Here’s some sample code that should do what you want:
from selenium.webdriver.common.by import By
from selenium.webdriver.common.keys import Keys
from selenium.webdriver.common.action_chains import ActionChains
# Select the "24 hours" option from the "averaging" dropdown
averaging_dropdown = driver.find_element(By.XPATH, '//*[@id="averaging"]')
averaging_option = driver.find_element(By.XPATH, '//*[@id="averaging"]/option[2]')
ActionChains(driver).move_to_element(averaging_dropdown).click(averaging_option).perform()
# Select the "maximum" option from the "Period" dropdown
period_dropdown = driver.find_element(By.XPATH, '//*[@id="period"]')
period_option = driver.find_element(By.XPATH, '//*[@id="period"]/option[3]')

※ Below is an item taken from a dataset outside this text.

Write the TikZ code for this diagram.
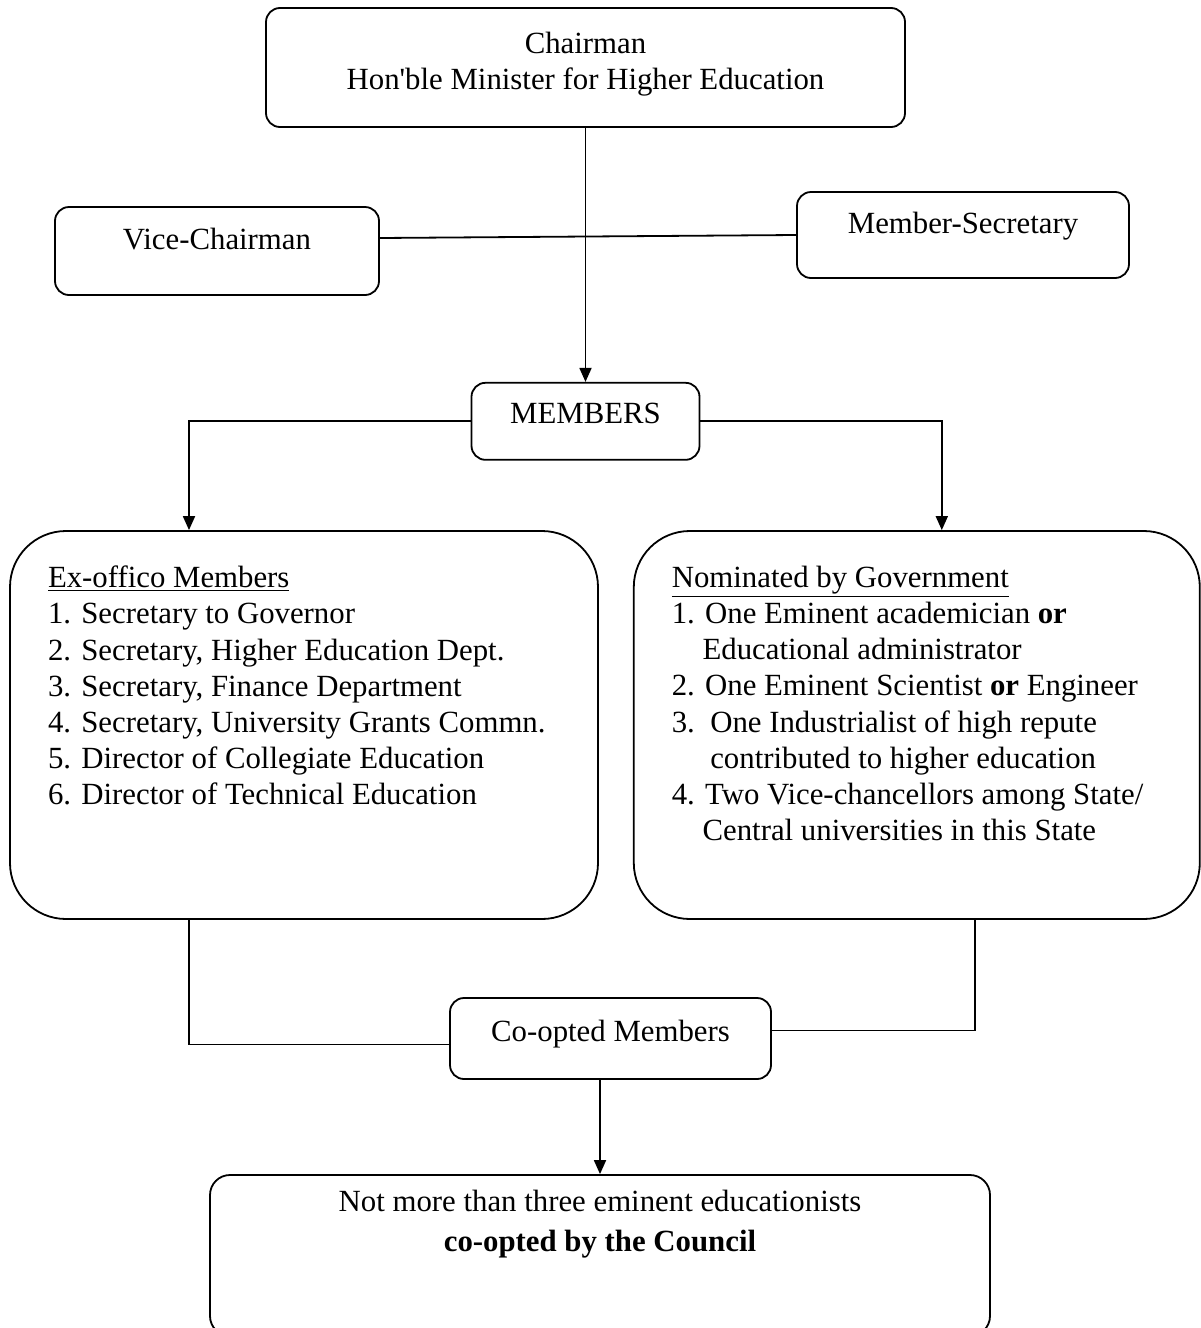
\documentclass[tikz,border=0pt]{standalone}
\usepackage{fontspec}
\setmainfont{Liberation Serif}
\usetikzlibrary{positioning, arrows.meta}
\newcommand{\boxfont}{\fontsize{15.4pt}{18.1pt}\selectfont}

\begin{document}
\begin{tikzpicture}[x=1pt, y=1pt, node distance=10pt,
  box/.style={draw, rounded corners=7pt, line width=0.9pt, font=\boxfont, align=center, inner sep=0pt},
  bigbox/.style={draw, rounded corners=28pt, line width=0.9pt, font=\boxfont, inner xsep=19pt, inner ysep=17.5pt},
  link/.style={line width=0.9pt},
  arr/.style={line width=0.9pt, -{Triangle[length=7pt, width=6pt]}}]
  \useasboundingbox (0,0) rectangle (600,-664);

  \node[box, minimum width=319.5pt, minimum height=59.5pt, text depth=7pt] (chair) at (292.75,-33.75) {Chairman\\Hon\textquotesingle ble Minister for Higher Education};
  \node[box, minimum width=162pt, minimum height=44pt, text depth=12pt] (vice) at (108.5,-125.5) {Vice-Chairman};
  \node[box, minimum width=166pt, minimum height=43pt, text depth=12pt] (msec) at (481.5,-117.5) {Member-Secretary};
  \node[box, minimum width=114pt, minimum height=38.5pt, text depth=8pt, below=127pt of chair] (memb) {MEMBERS};
  \node[bigbox, minimum width=294pt, minimum height=194pt] (exoff) at (152,-362.5) {\parbox[c][159pt][t]{256pt}{\raggedright
    \underline{Ex-offico Members}\\
    1. Secretary to Governor\\
    2. Secretary, Higher Education Dept.\\
    3. Secretary, Finance Department\\
    4. Secretary, University Grants Commn.\\
    5. Director of Collegiate Education\\
    6. Director of Technical Education}};
  \node[bigbox, minimum width=283pt, minimum height=194pt, right=17pt of exoff] (nomin) {\parbox[c][159pt][t]{245pt}{\raggedright
    \underline{Nominated by Government}\\
    1. One Eminent academician \textbf{or}\\
    \phantom{1.\ }Educational administrator\\
    2. One Eminent Scientist \textbf{or} Engineer\\
    3.\ \ One Industrialist of high repute\\
    \phantom{3.\ \ }contributed to higher education\\
    4. Two Vice-chancellors among State/\\
    \phantom{4.\ }Central universities in this State}};
  \node[box, minimum width=160.5pt, minimum height=40.5pt, text depth=8pt] (coopt) at (305.25,-519.25) {Co-opted Members};
  \node[box, rounded corners=10pt, minimum width=390pt, minimum height=80.5pt, text depth=34.5pt] (cncl) at (300,-627.75) {Not more than three eminent educationists\\[2pt]\textbf{co-opted by the Council}};

  \draw[link] ([yshift=6.5pt]vice.east) -- (msec.west);
  \draw[arr] (chair.south -| memb.north) -- (memb.north);
  \draw[arr] (memb.west) -| ([xshift=-57.5pt]exoff.north);
  \draw[arr] (memb.east) -| ([xshift=12.5pt]nomin.north);
  \draw[link] ([xshift=-57.5pt]exoff.south) |- ([yshift=-3pt]coopt.west);
  \draw[link] ([xshift=29pt]nomin.south) |- ([yshift=4pt]coopt.east);
  \draw[arr] (coopt.south -| cncl.north) -- (cncl.north);
\end{tikzpicture}
\end{document}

ActionChains(driver).move_to_element(period_dropdown).click(period_option).perform()
# Click the "export" button
export_button = driver.find_element(By.XPATH, '//*[@id="toolbar"]/button[1]')
ActionChains(driver).move_to_element(export_button).click().perform()
# Wait for the download to complete
driver.implicitly_wait(30)
This code uses the ActionChains class to perform a series of actions in sequence:
Move the mouse cursor to the "averaging" dropdown element and click it to open the dropdown menu.
Move the mouse cursor to the "24 hours" option and click it to select it.
Repeat steps 1 and 2 for the "Period" dropdown and the "maximum" option.
Move the mouse cursor to the "export" button and click it to initiate the download.
Note that you may need to modify the XPath expressions to match the actual element paths on the website. You can use the developer tools in your web browser to inspect the elements and find their XPaths.
I hope it will be of help to you